Touristy areas, busy avenues, public parks, and the metro system all have a police and security guard presence. Like everywhere else, common sense reigns: Don't move about with tons of valuables or large sums of cash, keep an eye on your environment, and try to stick to busy areas if you're roaming about at night.
Money and Tipping
There's another reason why so many Americans are flocking to Mexico City these days: the exchange rate. With a dollar worth about 17 pesos, travel to the city is extraordinarily cheap; if you figure that a loaded taco usually costs around 15 pesos (less than $1), then you have an idea of how easy it is to shop and eat well in Mexico at the moment.
To make the most of your funds, always take out money from an ATM, as they give the best rate. What I typically do is visit the first airport ATM I see after getting off the plane and take out as much money as I feel comfortable carrying; once I arrive at my accommodations, I stash the cash in a safe place and take a little with me every day. For larger purchases such as sit-down restaurant meals, using credit cards is a good idea — especially if you have one of those travel rewards cards. Be sure to advise your bank before you travel.
A 10 percent tip on meals and drinks is customary in Mexico, with the exception of street food vendors. Leave the coins on the table or bar just as you do here in the U.S. The cost of the metered taxis is all-inclusive and you do not need to tip.
Eating and Drinking
Food is such an important (and delicious) part of Mexico City's culture that it merits a guide all its own. But I'll mention here that the city is packed with street food vendors and that their creations are often stunningly good; any traveler would be remiss not to try them.

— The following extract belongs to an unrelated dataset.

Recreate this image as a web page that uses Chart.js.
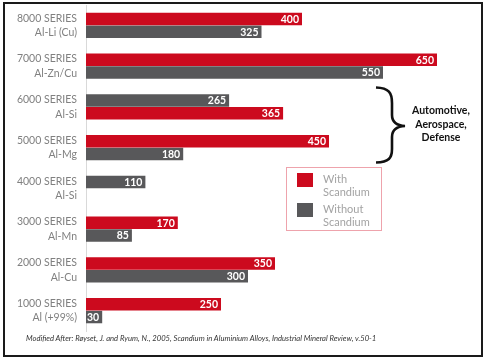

Like many uninformed assertions about Mexico, rumors of food-borne illnesses are often overblown. To play it safe, make sure to frequent food stalls that are packed with people — it's an indication not only that the food tastes good, but that it's also fresh due to high turnover.
One thing travelers in Mexico City do need to take into consideration is drinking water. It's unsafe to drink the tap water, and even residents buy bottled water or invest in a water filtration system. When dining in restaurants, you can request free filtered water by asking for agua de garrafon. I'm fine with drinking iced drinks such as cocktails and fresh fruit juices, but if your stomach is extra sensitive you might want to ask for drinks sin hielo (or without ice).
A Final Note
Besides its absorbing history, vibrant arts scene, and incredible food, Mexico City's real draw is the people who live there. In my experience, citizens are kind, welcoming, and eager to help tourists navigate the city. To truly experience the feel of the place, I recommend learning a few Spanish phrases before you head south to better communicate with the people you'll meet. It'll enrich your trip in ways you might not have anticipated.